Comida angolana? Incrível e de conforto. Mas falta alma num clássico da gastronomia portuguesa
Mas vamos ao verdadeiro objetivo deste jantar: provar a comida e perceber se a mesma cozinha consegue colocar na mesa dois pratos de gastronomias diferentes como a angolana e a portuguesa, com o mesmo sabor e qualidade.
Para entrada, optei por uns camarões à guilho (16€) que estavam irrepreensíveis. Ao contrário do que acontece em muitas marisqueiras, o molho era pouco gorduroso, repleto de sabor, com o limão a sobressair, e viciante ao ponto de ter de me controlar para não acabar com o cesto de pão a acompanhar esta entrada. Foi um ótimo início, e começava por esta altura a pensar se a fusão não seria bem conseguida no Three Bones.
E para que não existissem dúvidas, e porque tive a ajuda do meu marido para conseguir provar os dois tipos de gastronomia, acedi à sugestão da casa e escolhi um prato angolano, o rabo de boi com funge e folhas (32,90€), bem como um clássico português, uma carne de porco preto à alentejana (16€).
Antes de mais, é importante salientar que o restaurante não estava cheio, muito pelo contrário, o que faz com que a confusão de uma sala lotada não seja aqui fator para desculpar possíveis imprecisões da empregada de mesa. Quando fiz o pedido, não me conseguiu confirmar imediatamente se existia ou não carne à alentejana para servir, pedindo-me para escolher uma segunda opção.
Até aos pratos chegarem à mesa, fiquei sem saber o que ia jantar, dado que nunca tive a informação do que seria servido. Todo um fator mistério aqui, para animar mais a refeição? Preferia que não tivesse acontecido. Com o rabo de boi, o prato angolano pedido, também não conseguiu esclarecer-nos de imediato sobre quais os acompanhamentos do prato, justificando-se que "às vezes servem uns, às vezes outros".
Atenção: nada disto é muito grave, nem estraga um jantar.

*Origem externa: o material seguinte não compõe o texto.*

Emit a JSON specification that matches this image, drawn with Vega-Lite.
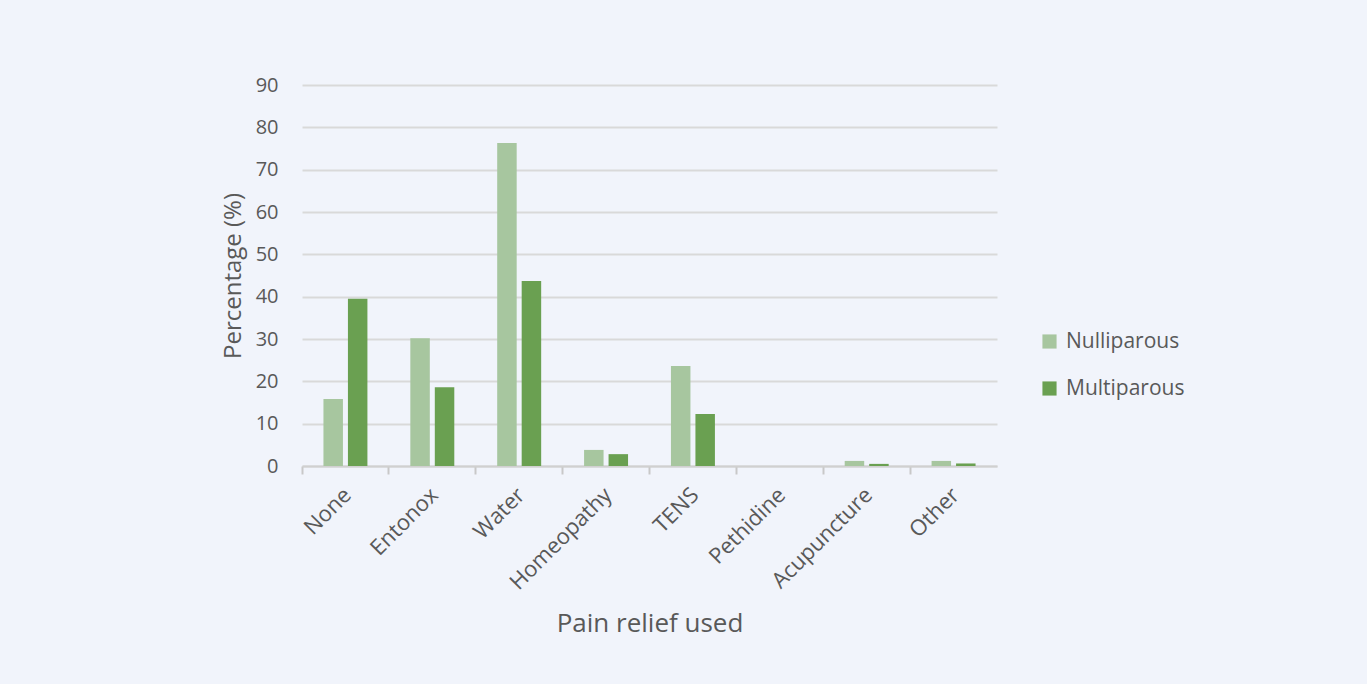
{
  "$schema": "https://vega.github.io/schema/vega-lite/v6.json",
  "width": 695,
  "height": 381,
  "autosize": {"type": "none"},
  "padding": {"left": 302, "top": 85, "right": 370, "bottom": 218},
  "background": "#f1f4fb",
  "config": {
    "view": {"stroke": null},
    "font": "Open Sans",
    "axis": {"labelColor": "#595959", "titleColor": "#595959", "labelFont": "Open Sans", "titleFont": "Open Sans", "titleFontWeight": "normal"},
    "legend": {"labelColor": "#595959", "labelFont": "Open Sans"}
  },
  "data": {
    "values": [
      {"relief": "None", "group": "Nulliparous", "pct": 15.8},
      {"relief": "None", "group": "Multiparous", "pct": 39.5},
      {"relief": "Entonox", "group": "Nulliparous", "pct": 30.2},
      {"relief": "Entonox", "group": "Multiparous", "pct": 18.6},
      {"relief": "Water", "group": "Nulliparous", "pct": 76.3},
      {"relief": "Water", "group": "Multiparous", "pct": 43.7},
      {"relief": "Homeopathy", "group": "Nulliparous", "pct": 3.8},
      {"relief": "Homeopathy", "group": "Multiparous", "pct": 2.8},
      {"relief": "TENS", "group": "Nulliparous", "pct": 23.6},
      {"relief": "TENS", "group": "Multiparous", "pct": 12.3},
      {"relief": "Pethidine", "group": "Nulliparous", "pct": 0},
      {"relief": "Pethidine", "group": "Multiparous", "pct": 0},
      {"relief": "Acupuncture", "group": "Nulliparous", "pct": 1.2},
      {"relief": "Acupuncture", "group": "Multiparous", "pct": 0.5},
      {"relief": "Other", "group": "Nulliparous", "pct": 1.2},
      {"relief": "Other", "group": "Multiparous", "pct": 0.6}
    ]
  },
  "resolve": {"axis": {"x": "independent"}},
  "layer": [
    {
      "mark": {"type": "bar", "opacity": 0},
      "encoding": {
        "x": {
          "field": "relief", "type": "nominal", "sort": null,
          "scale": {"paddingInner": 0, "paddingOuter": 0},
          "title": "Pain relief used",
          "axis": {
            "orient": "bottom",
            "labelAngle": -45, "labelFontSize": 22, "labelPadding": 18, "labelOffset": -5,
            "ticks": false, "domain": false, "titleFontSize": 26, "titlePadding": 17
          }
        }
      }
    },
    {
      "mark": {"type": "bar"},
      "encoding": {
        "x": {
          "field": "relief", "type": "nominal", "sort": null,
          "axis": {
            "orient": "bottom",
            "labels": false, "title": null, "bandPosition": 0,
            "ticks": true, "tickSize": 8, "tickColor": "#c8c8c8", "tickWidth": 2,
            "domain": true, "domainColor": "#d0d0d0", "domainWidth": 2
          }
        },
        "xOffset": {"field": "group", "type": "nominal", "sort": ["Nulliparous", "Multiparous"], "scale": {"paddingInner": 0.204, "paddingOuter": 0.876}},
        "y": {
          "field": "pct", "type": "quantitative",
          "scale": {"domain": [0, 90]},
          "title": "Percentage (%)",
          "axis": {
            "values": [0, 10, 20, 30, 40, 50, 60, 70, 80, 90],
            "domain": false, "ticks": false,
            "gridColor": "#d9d9d9", "gridWidth": 2,
            "labelFontSize": 20, "labelPadding": 24,
            "titleFontSize": 24, "titlePadding": 10
          }
        },
        "color": {
          "field": "group", "type": "nominal",
          "sort": ["Nulliparous", "Multiparous"],
          "scale": {"domain": ["Nulliparous", "Multiparous"], "range": ["#a7c69f", "#6aa051"]},
          "legend": {
            "title": null, "orient": "none", "legendX": 737, "legendY": 246,
            "symbolType": "square", "symbolSize": 200, "symbolStrokeWidth": 0,
            "labelFontSize": 21, "rowPadding": 25, "labelOffset": 6
          }
        }
      }
    }
  ]
}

Mas num restaurante que cobra mais de 30€ por um prato de comida para uma pessoa, e que está a tentar implementar uma cozinha específica, não saber esclarecer os clientes sobre aquilo que vão comer não é a atitude mais sensata — principalmente numa sala com poucas mesas ocupadas.
Mas vamos ao veredito final. O prato de rabo de boi estava, a par dos camarões, incrível. A carne era tenra, os acompanhamentos faziam a ligação perfeita ao prato, e o feijão branco estava saboroso até mais não. O sentimento de comida de conforto, onde o sabor ganha a corrida, fica-nos no palato e dá a pontuação de cinco estrelas à sugestão angolana.
O problema estava na carne de porco preto à alentejana. Os primeiros pedaços de carne que provei estavam secos, e precisei chegar aos que estavam no fundo do prato para conseguir comer a carne com o molho, o que me leva a crer que talvez fosse melhor colocar um pouco mais para tal não acontecer.
As batatas estavam cortadas em pedaços demasiado grandes para aquilo que é suposto na carne à alentejana, algo secas e com casca, o que não resulta bem neste tipo de prato. Por final, as amêijoas eram corriqueiras, e senti falta daquela amêijoa boa, que traz o mar para este clássico da cozinha portuguesa e faz o prato funcionar tão bem. Angola 1-Portugal 0.
Quanto a vinhos, a garrafeira não é extremamente vasta, mas acaba por ter mais de 20 sugestões de vinhos por onde escolher, entre brancos, tintos e rosés, para além de sugestões de espumantes e champanhes.
Alguns destes vinhos são também servidos ao copo, mas o Alto do Joa 2016 (45€) pode ser uma boa alternativa para quem procura um vinho branco mais aveludado e algo diferente. Na carta de vinhos, consta também o famoso Pêra-Manca 2011, embora não seja para todos os bolsos — a garrafa custa 650€.